→ **EXERCISE**: Can you return the records below exactly as they stand, but only from the first line through the one with "(20,222) -- cycle;"?

begin MATERIAL SHOWN

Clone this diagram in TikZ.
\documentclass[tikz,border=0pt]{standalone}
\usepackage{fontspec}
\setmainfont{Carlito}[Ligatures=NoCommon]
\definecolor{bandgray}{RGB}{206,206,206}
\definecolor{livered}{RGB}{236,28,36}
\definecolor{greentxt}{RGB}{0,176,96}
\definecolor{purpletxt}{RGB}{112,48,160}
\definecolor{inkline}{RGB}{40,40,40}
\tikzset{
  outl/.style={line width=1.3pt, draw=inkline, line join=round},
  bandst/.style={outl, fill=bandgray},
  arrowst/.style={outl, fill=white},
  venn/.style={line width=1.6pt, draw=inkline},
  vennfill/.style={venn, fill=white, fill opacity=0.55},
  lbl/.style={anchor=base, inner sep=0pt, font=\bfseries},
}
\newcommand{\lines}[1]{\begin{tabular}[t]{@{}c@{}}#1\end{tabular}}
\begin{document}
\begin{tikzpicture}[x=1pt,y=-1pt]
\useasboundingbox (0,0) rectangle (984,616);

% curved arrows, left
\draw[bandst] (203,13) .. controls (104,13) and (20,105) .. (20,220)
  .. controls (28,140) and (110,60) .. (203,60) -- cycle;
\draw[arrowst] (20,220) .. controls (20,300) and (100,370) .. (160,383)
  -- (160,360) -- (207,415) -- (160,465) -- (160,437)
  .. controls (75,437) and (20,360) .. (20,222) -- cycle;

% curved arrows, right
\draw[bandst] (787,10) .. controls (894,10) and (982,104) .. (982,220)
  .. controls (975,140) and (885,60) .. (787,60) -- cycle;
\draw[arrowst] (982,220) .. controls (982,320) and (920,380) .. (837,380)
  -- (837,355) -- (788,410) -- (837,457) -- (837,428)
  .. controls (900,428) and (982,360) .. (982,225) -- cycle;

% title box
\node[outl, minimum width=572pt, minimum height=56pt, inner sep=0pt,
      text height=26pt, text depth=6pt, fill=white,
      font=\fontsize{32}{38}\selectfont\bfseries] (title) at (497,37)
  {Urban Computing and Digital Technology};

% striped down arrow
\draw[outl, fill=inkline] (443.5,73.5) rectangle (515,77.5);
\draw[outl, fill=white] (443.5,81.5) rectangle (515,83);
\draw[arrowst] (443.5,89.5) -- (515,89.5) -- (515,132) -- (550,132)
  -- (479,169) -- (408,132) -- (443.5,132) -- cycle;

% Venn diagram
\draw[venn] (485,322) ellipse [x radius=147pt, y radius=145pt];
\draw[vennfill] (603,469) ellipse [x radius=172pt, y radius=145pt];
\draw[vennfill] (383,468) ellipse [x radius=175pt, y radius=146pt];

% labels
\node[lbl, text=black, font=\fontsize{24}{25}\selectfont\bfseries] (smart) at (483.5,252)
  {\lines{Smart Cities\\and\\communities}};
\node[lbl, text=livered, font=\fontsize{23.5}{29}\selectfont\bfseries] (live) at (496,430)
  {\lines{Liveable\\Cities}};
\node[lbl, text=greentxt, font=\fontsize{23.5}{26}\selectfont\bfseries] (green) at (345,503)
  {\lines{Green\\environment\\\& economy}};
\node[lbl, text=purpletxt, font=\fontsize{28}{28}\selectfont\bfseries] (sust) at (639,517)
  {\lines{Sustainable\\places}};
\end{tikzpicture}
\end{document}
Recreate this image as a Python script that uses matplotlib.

end MATERIAL SHOWN

→ **RESPONSE**:
Clone this diagram in TikZ.
\documentclass[tikz,border=0pt]{standalone}
\usepackage{fontspec}
\setmainfont{Carlito}[Ligatures=NoCommon]
\definecolor{bandgray}{RGB}{206,206,206}
\definecolor{livered}{RGB}{236,28,36}
\definecolor{greentxt}{RGB}{0,176,96}
\definecolor{purpletxt}{RGB}{112,48,160}
\definecolor{inkline}{RGB}{40,40,40}
\tikzset{
  outl/.style={line width=1.3pt, draw=inkline, line join=round},
  bandst/.style={outl, fill=bandgray},
  arrowst/.style={outl, fill=white},
  venn/.style={line width=1.6pt, draw=inkline},
  vennfill/.style={venn, fill=white, fill opacity=0.55},
  lbl/.style={anchor=base, inner sep=0pt, font=\bfseries},
}
\newcommand{\lines}[1]{\begin{tabular}[t]{@{}c@{}}#1\end{tabular}}
\begin{document}
\begin{tikzpicture}[x=1pt,y=-1pt]
\useasboundingbox (0,0) rectangle (984,616);

% curved arrows, left
\draw[bandst] (203,13) .. controls (104,13) and (20,105) .. (20,220)
  .. controls (28,140) and (110,60) .. (203,60) -- cycle;
\draw[arrowst] (20,220) .. controls (20,300) and (100,370) .. (160,383)
  -- (160,360) -- (207,415) -- (160,465) -- (160,437)
  .. controls (75,437) and (20,360) .. (20,222) -- cycle;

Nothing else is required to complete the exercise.